The extract-features function defined in the preceding code looks up all known features in a given e-mail by dereferencing the map stored in feature-db and applying it as a function to all the values returned by the extract-tokens function. As mapping the closure #(@feature-db %1) can return () or nil for all tokens that are not present in a feature-db agent, we will need to remove all empty values from the list of extracted features. To do this, we will use the keep function, which expects a function to apply to the non-nil values in a collection and the collection from which all nil values must be filtered out.
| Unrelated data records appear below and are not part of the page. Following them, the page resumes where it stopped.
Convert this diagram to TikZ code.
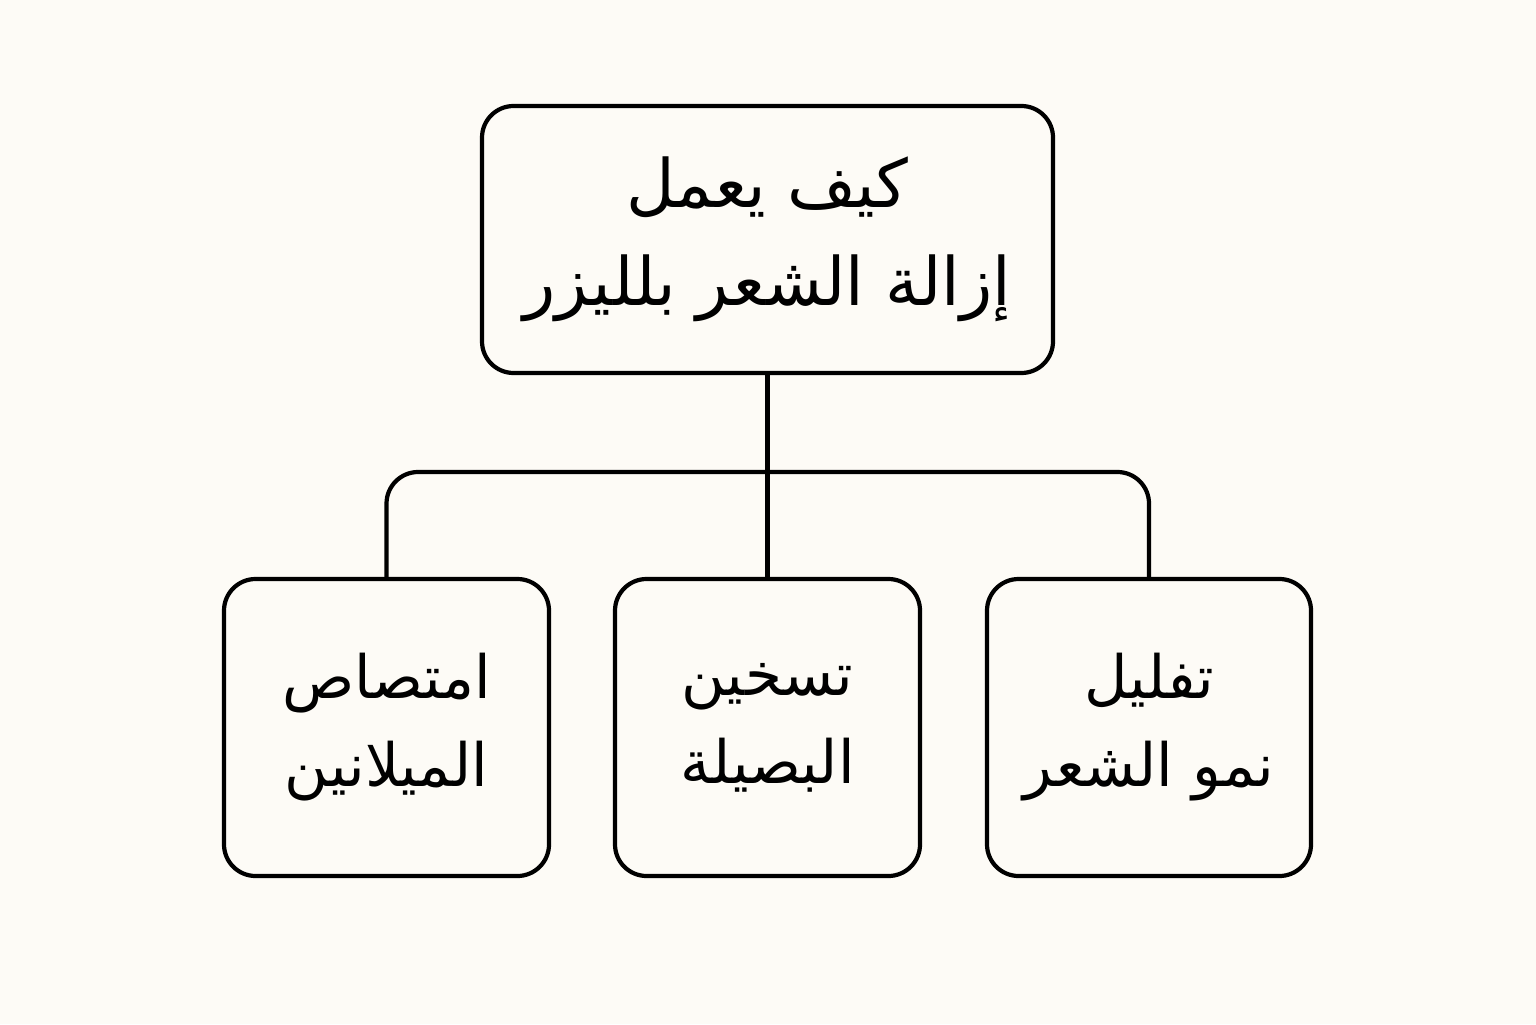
\documentclass[tikz,border=0pt]{standalone}
\usepackage{fontspec}
\newfontfamily\arabicfont[Script=Arabic]{DejaVu Sans}
\TeXXeTstate=1
\definecolor{paper}{HTML}{FDFBF6}
\tikzset{
  box/.style={draw, line width=1.2pt, rounded corners=9pt, align=center, inner sep=0pt},
  link/.style={line width=1.2pt, rounded corners=9pt}
}
\begin{document}
\begin{tikzpicture}
  \fill[paper] (0,0) rectangle (15.36,10.24);
  \useasboundingbox (0,0) rectangle (15.36,10.24);

  \node[box, minimum width=5.71cm, minimum height=2.67cm, font=\fontsize{19}{28}\selectfont\arabicfont] (top) at (7.675,7.845)
    {\beginR كيف يعمل\endR\\ \beginR إزالة الشعر بلليزر\endR};

  \node[box, minimum width=3.25cm, minimum height=2.97cm, font=\fontsize{17}{25}\selectfont\arabicfont] (melanin) at (3.865,2.965)
    {\beginR امتصاص\endR\\ \beginR الميلانين\endR};
  \node[box, minimum width=3.05cm, minimum height=2.97cm, font=\fontsize{17}{25}\selectfont\arabicfont] (heat) at (7.675,2.965)
    {\beginR تسخين\endR\\ \beginR البصيلة\endR};
  \node[box, minimum width=3.24cm, minimum height=2.97cm, font=\fontsize{17}{25}\selectfont\arabicfont] (growth) at (11.49,2.965)
    {\beginR تفليل\endR\\ \beginR نمو الشعر\endR};

  \coordinate (bar) at (7.675,5.52);
  \draw[link] (top.south) -- (heat.north);
  \draw[link] (melanin.north) |- (bar) -| (growth.north);
\end{tikzpicture}
\end{document}
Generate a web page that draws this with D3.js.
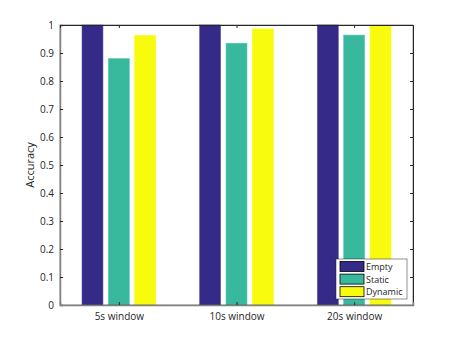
<!DOCTYPE html>
<html><head><meta charset="utf-8">
<script src="https://cdn.jsdelivr.net/npm/d3@7"></script>
<style>body{margin:0;background:#fff;} text{font-family:"Open Sans","Noto Sans",sans-serif;}</style>
</head><body><svg id="c" width="456" height="343"></svg>
<script>
const categories = ["5s window", "10s window", "20s window"];
const seriesNames = ["Empty", "Static", "Dynamic"];
const emptyVals = [1.0, 1.0, 1.0];
const staticVals = [0.88, 0.935, 0.964];
const dynamicVals = [0.962, 0.986, 0.999];
const yTicks = [0, 0.1, 0.2, 0.3, 0.4, 0.5, 0.6, 0.7, 0.8, 0.9, 1];
const colors = ["#352a87", "#38b99e", "#f9fb0e"];
const edgeColors = ["#5a4fa8", "#5cc9b0", "#f9fb0e"];
const series = [emptyVals, staticVals, dynamicVals];

const L = 60, R = 413, T = 25, B = 305;
const svg = d3.select("#c");
const x = d3.scaleLinear().domain([0.5, 3.5]).range([L, R]);
const y = d3.scaleLinear().domain([0, 1]).range([B, T]);
const off = 0.224, bw = 0.178;

series.forEach((vals, si) => {
  svg.selectAll(null).data(vals).enter().append("rect")
    .attr("x", (d, i) => x(i + 1 + (si - 1) * off - bw / 2))
    .attr("width", x(bw) - x(0))
    .attr("y", d => y(d))
    .attr("height", d => y(0) - y(d))
    .attr("fill", colors[si])
    .attr("stroke", edgeColors[si]).attr("stroke-width", 0.6);
});

const ax = "#262626";
// box
svg.append("rect").attr("x", L).attr("y", T).attr("width", R - L).attr("height", B - T)
  .attr("fill", "none").attr("stroke", "#262626").attr("stroke-width", 0.5);
// y axis
const ya = svg.append("g").attr("transform", `translate(${L},0)`)
  .call(d3.axisLeft(y).tickValues(yTicks).tickFormat(d => d3.format("")(+d.toFixed(1))).tickSize(-3).tickPadding(6));
ya.select(".domain").attr("stroke", ax);
const yr = svg.append("g").attr("transform", `translate(${R},0)`)
  .call(d3.axisRight(y).tickValues(yTicks).tickFormat("").tickSize(-3));
yr.select(".domain").attr("stroke", ax);
// x axis
const xa = svg.append("g").attr("transform", `translate(0,${B})`)
  .call(d3.axisBottom(x).tickValues([1, 2, 3]).tickFormat((d, i) => categories[i]).tickSize(-3).tickPadding(8));
xa.select(".domain").attr("stroke", "#808080").attr("stroke-width", 1.5);
const xt = svg.append("g").attr("transform", `translate(0,${T})`)
  .call(d3.axisTop(x).tickValues([1, 2, 3]).tickFormat("").tickSize(-3));
xt.select(".domain").attr("stroke", ax);
svg.selectAll(".tick line").attr("stroke", ax);
svg.selectAll(".tick text").attr("fill", ax).attr("font-size", 10)
  .attr("font-family", "'Open Sans','Noto Sans',sans-serif");
ya.select(".domain").attr("stroke", "#808080").attr("stroke-width", 1.5);

svg.append("text").attr("transform", `translate(34,${(T + B) / 2}) rotate(-90)`)
  .attr("text-anchor", "middle").attr("font-size", 11).attr("fill", ax).text("Accuracy");

// legend
const lg = svg.append("g");
lg.append("rect").attr("x", 336).attr("y", 259).attr("width", 71).attr("height", 40)
  .attr("fill", "#fff").attr("stroke", "#262626").attr("stroke-width", 0.5);
seriesNames.forEach((n, i) => {
  const yy = 261.5 + i * 12.6;
  lg.append("rect").attr("x", 340).attr("y", yy).attr("width", 24).attr("height", 10)
    .attr("fill", colors[i]).attr("stroke", "#000").attr("stroke-width", 0.8);
  lg.append("text").attr("x", 366).attr("y", yy + 8.5).attr("font-size", 9).attr("fill", ax).text(n);
});
</script></body></html>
Since we do not intend to transform the known features from the e-mail, we will pass the identity function, which returns its argument itself as the first parameter to the keep function.

Now that we have extracted all known features from a given e-mail, we must calculate all the probabilities of these features occurring in a spam e-mail. We must then combine these probabilities using Fisher's method we described earlier to determine the spam score of a new e-mail. Let's define the following functions to implement the Bayesian probability and Fisher's method:

(defn spam-probability [feature]
  (let [s (/ (:spam feature) (max 1 @total-spam))
        h (/ (:ham feature) (max 1 @total-ham))]
      (/ s (+ s h))))

(defn bayesian-spam-probability
  "Calculates probability a feature is spam on a prior
  probability assumed-probability for each feature,
  and weight is the weight to be given to the prior
  assumed (i.e. the number of data points)."
  [feature & {:keys [assumed-probability weight]
              :or   {assumed-probability 1/2 weight 1}}]
  (let [basic-prob (spam-probability feature)
        total-count (+ (:spam feature) (:ham feature))]
    (/ (+ (* weight assumed-probability)
          (* total-count basic-prob))
       (+ weight total-count))))

The spam-probability function defined in the preceding code calculates the probability of occurrence of a given word feature in a spam e-mail using the number of occurrences of the word in spam and ham e-mails and the total number of spam and ham e-mails processed by the classifier. To avoid division-by-zero errors, we ensure that the value of the number of spam and ham e-mails is at least 1 before performing division. The bayesian-spam-probability function uses this probability returned by the spam-probability function to calculate a weighted average with the initial probability of 0.5 or 1/2.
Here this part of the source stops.